INSTRUCTIONS FOR THE TASK: Reproduce, character for character, the lines below from the first through the one with "const braceLevelB = 0.575;". Leave pictures out.

(Entries with chart source code)
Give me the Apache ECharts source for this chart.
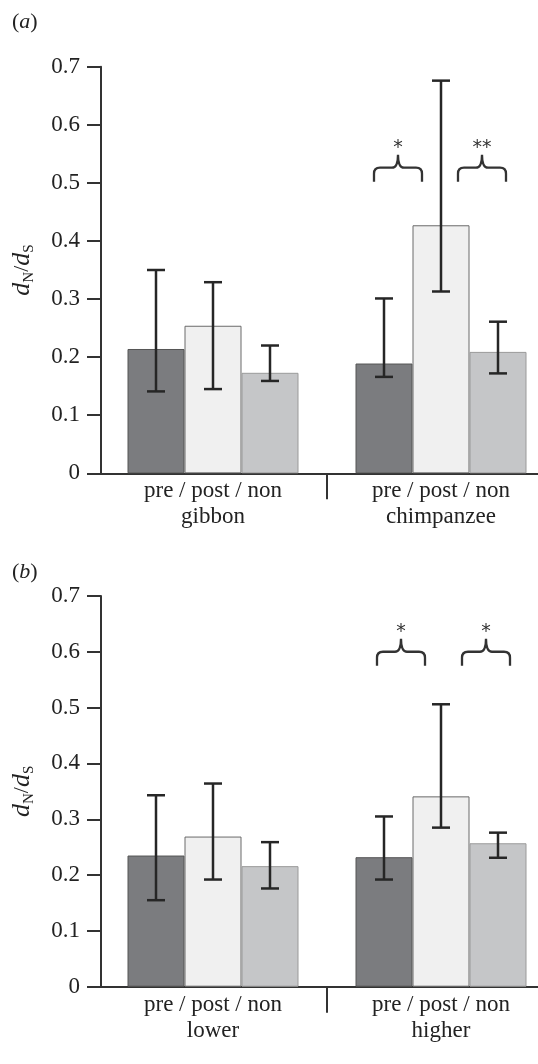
<!DOCTYPE html>
<html><head><meta charset="utf-8">
<script src="https://cdn.jsdelivr.net/npm/echarts@6/dist/echarts.min.js"></script>
<style>html,body{margin:0;padding:0;background:#fff;overflow:hidden}#c{width:556px;height:1064px}</style>
</head><body><div id="c"></div>
<script>
// ---------- data ----------
const groupsA = ['gibbon', 'chimpanzee'];
const groupsB = ['lower', 'higher'];
const subLabel = 'pre / post / non';
const yTickLabels = ['0', '0.1', '0.2', '0.3', '0.4', '0.5', '0.6', '0.7'];

const preA  = [0.214, 0.189];
const postA = [0.254, 0.427];
const nonA  = [0.173, 0.209];
const errPreA  = [[0.141, 0.350], [0.166, 0.301]];
const errPostA = [[0.145, 0.329], [0.313, 0.676]];
const errNonA  = [[0.159, 0.220], [0.172, 0.261]];

const preB  = [0.235, 0.232];
const postB = [0.269, 0.341];
const nonB  = [0.216, 0.257];
const errPreB  = [[0.155, 0.343], [0.192, 0.305]];
const errPostB = [[0.192, 0.364], [0.285, 0.506]];
const errNonB  = [[0.176, 0.259], [0.231, 0.276]];

const sigA = ['*', '**'];
const sigB = ['*', '*'];
const braceLevelA = 0.502;
const braceLevelB = 0.575;

// ---------- styles ----------
const FONT = 'Liberation Serif';
const barW = 57;
const fills = ['#7b7c7f', '#f0f0f0', '#c5c6c8'];
const borders = ['#555555', '#6a6a6a', '#9a9a9a'];
const ink = '#262626';

function errSeries(err, k, gi) {
  return {
    type: 'custom', xAxisIndex: gi, yAxisIndex: gi, z: 5,
    data: err.map((e, i) => [i, e[0], e[1]]),
    encode: { x: 0, y: [1, 2] },
    renderItem: function (params, api) {
      const lo = api.coord([api.value(0), api.value(1)]);
      const hi = api.coord([api.value(0), api.value(2)]);
      const x = lo[0] + (k - 1) * barW;
      const cap = 9;
      const st = { stroke: ink, lineWidth: 2.5 };
      return { type: 'group', children: [
        { type: 'line', shape: { x1: x, y1: hi[1], x2: x, y2: lo[1] }, style: st },
        { type: 'line', shape: { x1: x - cap, y1: hi[1], x2: x + cap, y2: hi[1] }, style: st },
        { type: 'line', shape: { x1: x - cap, y1: lo[1], x2: x + cap, y2: lo[1] }, style: st }
      ] };
    }
  };
}

// separator tick between the two category bands, placed through the axis scale
function sepSeries(gi) {
  return {
    type: 'custom', xAxisIndex: gi, yAxisIndex: gi, z: 4, silent: true,
    data: [[1, 0]],
    encode: { x: 0, y: 1 },
    renderItem: function (params, api) {
      const p = api.coord([api.value(0), api.value(1)]);
      const band = api.size([1, 0])[0];
      const x = p[0] - band / 2;
      return { type: 'line', shape: { x1: x, y1: p[1], x2: x, y2: p[1] + 26 },
        style: { stroke: '#333', lineWidth: 2 } };
    }
  };
}

function braceSeries(sig, level, offsets, gi) {
  return {
    type: 'custom', xAxisIndex: gi, yAxisIndex: gi, z: 6,
    data: sig.map((s, i) => [1, level, i]),
    encode: { x: 0, y: 1 },
    renderItem: function (params, api) {
      const p = api.coord([api.value(0), api.value(1)]);
      const idx = api.value(2);
      const cx = p[0] + offsets[idx];
      const y0 = p[1];
      const h = 24, r = 6;
      const yh = y0 - 14, yp = y0 - 27;
      const d = 'M' + (cx - h) + ' ' + y0 +
        ' L' + (cx - h) + ' ' + (yh + r) +
        ' Q' + (cx - h) + ' ' + yh + ' ' + (cx - h + r) + ' ' + yh +
        ' L' + (cx - r) + ' ' + yh +
        ' Q' + cx + ' ' + yh + ' ' + cx + ' ' + yp +
        ' Q' + cx + ' ' + yh + ' ' + (cx + r) + ' ' + yh +
        ' L' + (cx + h - r) + ' ' + yh +
        ' Q' + (cx + h) + ' ' + yh + ' ' + (cx + h) + ' ' + (yh + r) +
        ' L' + (cx + h) + ' ' + y0;
      return { type: 'group', children: [
        { type: 'path', shape: { pathData: d }, style: { stroke: '#333', lineWidth: 2.3, fill: null } },
        { type: 'text', style: { text: sig[idx], x: cx, y: y0 - 34, align: 'center', verticalAlign: 'middle',
          fontFamily: 'DejaVu Sans', fontSize: 19, fill: '#333' } }
      ] };
    }
  };
}

function barSeries(vals, k, gi, name) {
  return {
    type: 'bar', name: name, xAxisIndex: gi, yAxisIndex: gi, data: vals,
    barWidth: barW, barGap: '0%', z: 2,
    itemStyle: { color: fills[k], borderColor: borders[k], borderWidth: 1 }
  };
}

function xAxisFor(cats, gi) {
  return {
    type: 'category', gridIndex: gi, data: cats,
    axisLine: { lineStyle: { color: '#333', width: 2 } },
    axisTick: { show: false },
    axisLabel: { interval: 0, margin: 5, fontFamily: FONT, fontSize: 23, color: '#222', lineHeight: 26,
      formatter: function (v) { return subLabel + '\n' + v; } },
    splitLine: { show: false }
  };
}

function yAxisFor(gi) {
  return {
    type: 'value', gridIndex: gi, min: 0, max: 0.7, interval: 0.1, offset: -2,
    name: '{d|d}{s|N}{n|/}{d|d}{s|S}',
    nameLocation: 'middle', nameRotate: 90, nameGap: 64,
    nameTextStyle: { color: '#222', rich: {
      d: { fontFamily: FONT, fontSize: 26, fontStyle: 'italic', color: '#222', lineHeight: 28 },
      n: { fontFamily: FONT, fontSize: 22, color: '#222', lineHeight: 28 },
      s: { fontFamily: FONT, fontSize: 15, color: '#222', padding: [14, 0, 0, 0] }
    } },
    axisLine: { show: true, lineStyle: { color: '#333', width: 2 } },
    axisTick: { show: true, length: 14, lineStyle: { color: '#333', width: 2 } },
    axisLabel: { margin: 21, fontFamily: FONT, fontSize: 23, color: '#222',
      formatter: function (v) { return yTickLabels[Math.round(v * 10)]; } },
    splitLine: { show: false }
  };
}

const titleRich = {
  p: { fontFamily: FONT, fontSize: 22, fontWeight: 'normal', color: '#222' },
  i: { fontFamily: FONT, fontSize: 22, fontWeight: 'normal', fontStyle: 'italic', color: '#222' }
};

const chart = echarts.init(document.getElementById('c'), null, { renderer: 'canvas' });
chart.setOption({
  backgroundColor: '#ffffff',
  animation: false,
  title: [
    { text: '{p|(}{i|a}{p|)}', left: 7, top: 6, textStyle: { fontWeight: 'normal', rich: titleRich } },
    { text: '{p|(}{i|b}{p|)}', left: 7, top: 556, textStyle: { fontWeight: 'normal', rich: titleRich } }
  ],
  grid: [
    { left: 99, top: 66.7, width: 456, height: 406.6 },
    { left: 99, top: 596, width: 456, height: 390.7 }
  ],
  xAxis: [xAxisFor(groupsA, 0), xAxisFor(groupsB, 1)],
  yAxis: [yAxisFor(0), yAxisFor(1)],
  series: [
    barSeries(preA, 0, 0, 'pre'), barSeries(postA, 1, 0, 'post'), barSeries(nonA, 2, 0, 'non'),
    errSeries(errPreA, 0, 0), errSeries(errPostA, 1, 0), errSeries(errNonA, 2, 0),
    braceSeries(sigA, braceLevelA, [-43, 41], 0), sepSeries(0),
    barSeries(preB, 0, 1, 'pre'), barSeries(postB, 1, 1, 'post'), barSeries(nonB, 2, 1, 'non'),
    errSeries(errPreB, 0, 1), errSeries(errPostB, 1, 1), errSeries(errNonB, 2, 1),
    braceSeries(sigB, braceLevelB, [-40, 45], 1), sepSeries(1)
  ]
});
</script></body></html>
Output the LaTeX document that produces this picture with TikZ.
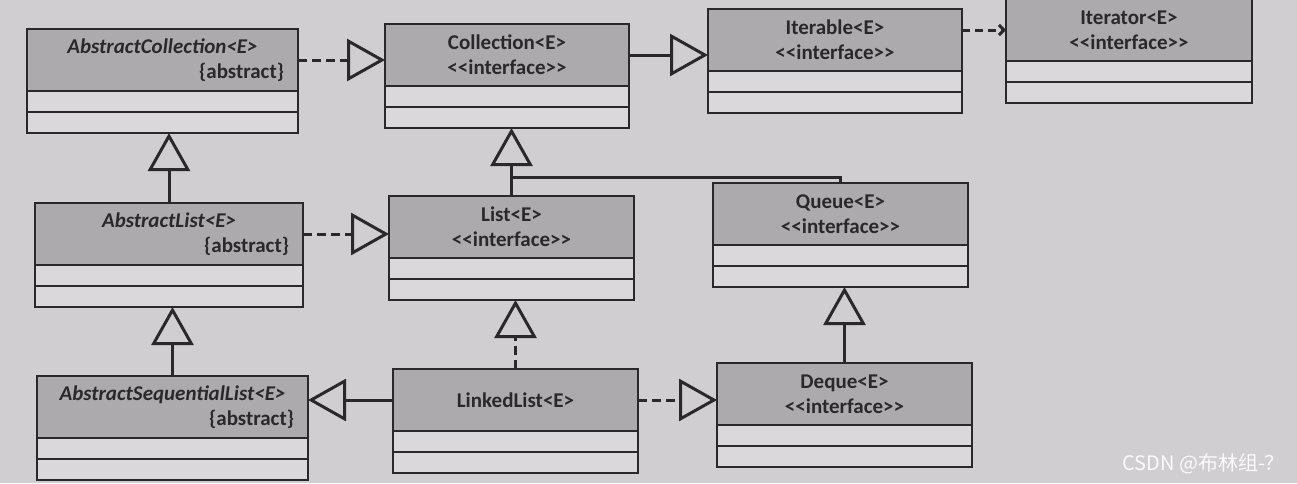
\documentclass[tikz,border=0pt]{standalone}
\usepackage{fontspec}
\setmainfont{Carlito}
\newfontfamily\cjkfont{Noto Sans CJK SC}
\usepackage{tikz}
\usetikzlibrary{arrows.meta}
\usetikzlibrary{positioning}
\definecolor{paper}{RGB}{208,206,208}
\definecolor{headgray}{RGB}{172,170,172}
\definecolor{rowgray}{RGB}{218,216,218}
\definecolor{ink}{RGB}{42,40,42}
\newcommand\iface{<\kern0pt<interface>\kern0pt>}

\begin{document}
\begin{tikzpicture}[x=0.5pt,y=-0.5pt]
        \tikzset{cls/.style = {draw=ink,line width=0.8pt,fill=headgray,outer sep=0pt,anchor=north west,minimum height=31pt,inner xsep=7pt,inner ysep=0pt,text width=#1,align=center,text=ink,font=\fontsize{10.5}{12.5}\selectfont\bfseries}}
        \tikzset{cpt/.style = {draw=ink,line width=0.8pt,fill=rowgray,outer sep=0pt,inner sep=0pt,minimum width=#1,minimum height=10.5pt}}
        \tikzset{edge/.style = {draw=ink,line width=1.5pt,-{Triangle[open,length=19pt,width=21pt]}}}
        \tikzset{impl/.style = {edge,dash pattern=on 4.5pt off 2.5pt}}
        \tikzset{uses/.style = {draw=ink,line width=1.5pt,dash pattern=on 4pt off 2.5pt,-{Straight Barb[length=2.5pt,width=5pt]}}}
        \useasboundingbox (0,0) rectangle (1297,483);
        \fill[paper] (0,0) rectangle (1297,483);
        \node[cls=121.5pt] (acoll) at (27,29) {{\itshape AbstractCollection<E>}\\\hspace*{\fill}\{abstract\}};
        \node[cls=108pt] (coll) at (385,24) {Collection<E>\\\iface};
        \node[cls=113pt] (itbl) at (708,9) {Iterable<E>\\\iface};
        \node[cls=109pt] (itor) at (1006,-1) {Iterator<E>\\\iface};
        \node[cls=120pt] (al) at (35,203) {{\itshape AbstractList<E>}\\\hspace*{\fill}\{abstract\}};
        \node[cls=108.5pt] (list) at (389,196) {List<E>\\\iface};
        \node[cls=113.5pt] (queue) at (713,183) {Queue<E>\\\iface};
        \node[cls=121.5pt] (asl) at (37,376) {{\itshape AbstractSequentialList<E>}\\\hspace*{\fill}\{abstract\}};
        \node[cls=108.5pt] (ll) at (393,369) {LinkedList<E>};
        \node[cls=113.5pt] (deque) at (717,363) {Deque<E>\\\iface};
        \foreach \n/\w in {acoll/135.5pt,coll/122pt,itbl/127pt,itor/123pt,al/134pt,list/122.5pt,queue/127.5pt,asl/135.5pt,ll/122.5pt,deque/127.5pt} {
            \node[cpt=\w,below=0pt of \n] (\n-a) {};
            \node[cpt=\w,below=0pt of \n-a] (\n-b) {};
        }
        \draw[impl] (acoll.east) -- (acoll.east -| coll.west);
        \draw[edge] (coll.east) -- (coll.east -| itbl.west);
        \draw[uses] (itor.west -| itbl.east) -- (itor.west);
        \draw[edge] (al.north) -- (al.north |- acoll-b.south);
        \draw[impl] (al.east) -- (al.east -| list.west);
        \draw[edge] (list.north) -- (list.north |- coll-b.south);
        \coordinate (qjoin) at (list.north |- 0,177);
        \draw[draw=ink,line width=1.5pt] (queue.north) |- (qjoin);
        \draw[edge] (asl.north) -- (asl.north |- al-b.south);
        \draw[edge] (ll.west) -- (ll.west -| asl.east);
        \draw[impl] (ll.north) -- (ll.north |- list-b.south);
        \draw[impl] (ll.east) -- (ll.east -| deque.west);
        \draw[edge] (deque.north) -- (deque.north |- queue-b.south);

    \node[anchor=east,text=white!90!paper,font=\cjkfont\fontsize{10}{12}\selectfont] (mark) at (1292,464) {CSDN @布林组-？};
    \end{tikzpicture}
\end{document}
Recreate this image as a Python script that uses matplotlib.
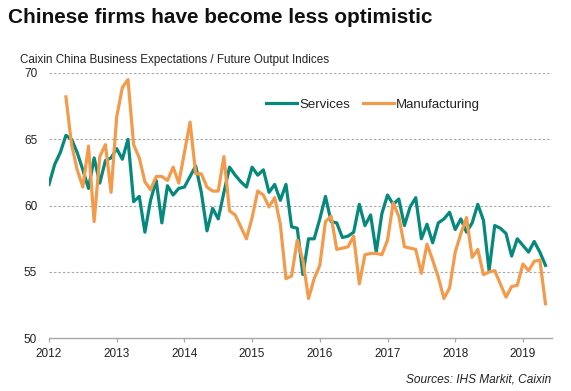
import matplotlib
matplotlib.use('Agg')
import matplotlib.pyplot as plt
import numpy as np

# ---- data (monthly, services from Jan 2012, manufacturing from Apr 2012) ----
services = [
    61.6, 63.1, 64.0, 65.3, 65.0, 64.0, 62.7, 61.3, 63.6, 61.7, 63.4, 63.6,   # 2012
    64.3, 63.5, 65.0, 60.3, 60.7, 58.0, 60.4, 61.9, 58.7, 61.5, 60.8, 61.3,   # 2013
    61.4, 62.2, 63.0, 61.0, 58.1, 59.8, 59.0, 61.0, 62.9, 62.3, 61.8, 61.4,   # 2014
    62.9, 62.3, 62.7, 61.0, 61.6, 60.4, 61.6, 58.4, 58.3, 54.8, 57.5, 57.5,   # 2015
    59.0, 60.7, 58.8, 58.7, 57.6, 57.7, 58.0, 60.1, 58.5, 59.3, 56.5, 59.4,   # 2016
    60.8, 60.1, 60.5, 58.5, 59.9, 60.6, 57.5, 58.6, 57.2, 58.7, 59.0, 59.5,   # 2017
    58.2, 59.0, 58.0, 58.7, 60.1, 58.9, 55.1, 58.5, 58.3, 57.9, 56.2, 57.5,   # 2018
    57.0, 56.5, 57.3, 56.5, 55.5,                                             # 2019
]
manufacturing = [
    68.2, 64.6, 62.7, 61.4, 64.5, 58.8, 63.7, 64.6, 61.0,                     # 2012 (Apr-)
    66.7, 68.9, 69.5, 64.6, 63.6, 61.8, 61.2, 62.2, 62.2, 61.9, 62.9, 61.7,   # 2013
    64.0, 66.3, 62.4, 62.4, 61.4, 61.1, 61.1, 63.7, 59.6, 59.3, 58.4, 57.5,   # 2014
    59.1, 61.1, 60.8, 59.9, 60.6, 58.6, 54.5, 54.7, 57.4, 55.9, 53.0, 54.5,   # 2015
    55.5, 58.8, 59.2, 56.7, 56.8, 56.9, 57.7, 54.1, 56.3, 56.4, 56.4, 56.3,   # 2016
    57.4, 60.2, 59.2, 56.9, 56.8, 56.7, 54.9, 57.1, 55.9, 54.6, 53.0, 53.8,   # 2017
    56.5, 57.9, 59.1, 56.1, 56.7, 54.8, 55.0, 55.1, 54.1, 53.1, 53.9, 54.0,   # 2018
    55.6, 55.1, 55.8, 55.9, 52.6,                                             # 2019
]
services_start_month = 0        # Jan 2012
manufacturing_start_month = 3   # Apr 2012
year_ticks = [2012, 2013, 2014, 2015, 2016, 2017, 2018, 2019]
y_ticks = [50, 55, 60, 65, 70]
series_names = ['Services', 'Manufacturing']

title = 'Chinese firms have become less optimistic'
subtitle = 'Caixin China Business Expectations / Future Output Indices'
source = 'Sources: IHS Markit, Caixin'

TEAL = '#05897c'
ORANGE = '#f39b4b'
GRID = '#a8a8a8'

plt.rcParams['font.family'] = ['Liberation Sans', 'DejaVu Sans']

W, H = 571, 391
fig = plt.figure(figsize=(W / 100, H / 100), dpi=100)
ax = fig.add_axes([49 / W, 1 - 338.3 / H, (551.7 - 49) / W, (338.3 - 73) / H])

xs = 2012 + (services_start_month + np.arange(len(services))) / 12
xm = 2012 + (manufacturing_start_month + np.arange(len(manufacturing))) / 12
ax.plot(xs, services, color=TEAL, lw=2.3, label=series_names[0], zorder=3)
ax.plot(xm, manufacturing, color=ORANGE, lw=2.3, label=series_names[1], zorder=4)

ax.set_xlim(2012, 2019.425)
ax.set_ylim(50, 70)
ax.set_xticks(year_ticks)
ax.set_xticklabels([str(y) for y in year_ticks])
ax.set_yticks(y_ticks)
ax.set_yticklabels([str(v) for v in y_ticks])

for s in ['top', 'right', 'left']:
    ax.spines[s].set_visible(False)
ax.spines['bottom'].set_color(GRID)
ax.spines['bottom'].set_linewidth(1.0)

ax.tick_params(axis='y', length=0, pad=8.5, labelsize=8.5, labelcolor='#222222')
ax.tick_params(axis='x', length=3.2, width=0.9, color=GRID, pad=3.5,
               labelsize=8.5, labelcolor='#222222', direction='out')

for v in y_ticks[1:]:
    ax.axhline(v, color=GRID, lw=0.8, dashes=(2.2, 1.8), zorder=1)

leg = ax.legend(ncol=2, frameon=False, fontsize=9.5, handlelength=2.35,
                handletextpad=0.15, columnspacing=1.0, borderpad=0,
                borderaxespad=0, loc='center left',
                bbox_to_anchor=(266 / W, 1 - 105 / H),
                bbox_transform=fig.transFigure)
for t in leg.get_texts():
    t.set_color('#222222')

t_title = fig.text(8 / W, 1 - 23 / H, title, fontsize=13, fontweight='bold',
                   ha='left', va='baseline', color='#111111')
t_sub = fig.text(20 / W, 1 - 63 / H, subtitle, fontsize=8, ha='left',
                 va='baseline', color='#222222')
t_src = fig.text(551 / W, 1 - 382 / H, source, fontsize=8, style='italic',
                 ha='right', va='baseline', color='#222222')


def fit(t, target_px):
    fig.canvas.draw()
    r = fig.canvas.get_renderer()
    w = t.get_window_extent(r).width
    t.set_fontsize(t.get_fontsize() * target_px / w)


fit(t_title, 424)
fit(t_sub, 310)
fit(t_src, 146)

fig.savefig('out.png', dpi=100)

FULL RESPONSE:
Give me the Apache ECharts source for this chart.
<!DOCTYPE html>
<html><head><meta charset="utf-8">
<script src="https://cdn.jsdelivr.net/npm/echarts@6/dist/echarts.min.js"></script>
<style>html,body{margin:0;padding:0;background:#fff;overflow:hidden}#c{width:556px;height:1064px}</style>
</head><body><div id="c"></div>
<script>
// ---------- data ----------
const groupsA = ['gibbon', 'chimpanzee'];
const groupsB = ['lower', 'higher'];
const subLabel = 'pre / post / non';
const yTickLabels = ['0', '0.1', '0.2', '0.3', '0.4', '0.5', '0.6', '0.7'];

const preA  = [0.214, 0.189];
const postA = [0.254, 0.427];
const nonA  = [0.173, 0.209];
const errPreA  = [[0.141, 0.350], [0.166, 0.301]];
const errPostA = [[0.145, 0.329], [0.313, 0.676]];
const errNonA  = [[0.159, 0.220], [0.172, 0.261]];

const preB  = [0.235, 0.232];
const postB = [0.269, 0.341];
const nonB  = [0.216, 0.257];
const errPreB  = [[0.155, 0.343], [0.192, 0.305]];
const errPostB = [[0.192, 0.364], [0.285, 0.506]];
const errNonB  = [[0.176, 0.259], [0.231, 0.276]];

const sigA = ['*', '**'];
const sigB = ['*', '*'];
const braceLevelA = 0.502;
const braceLevelB = 0.575;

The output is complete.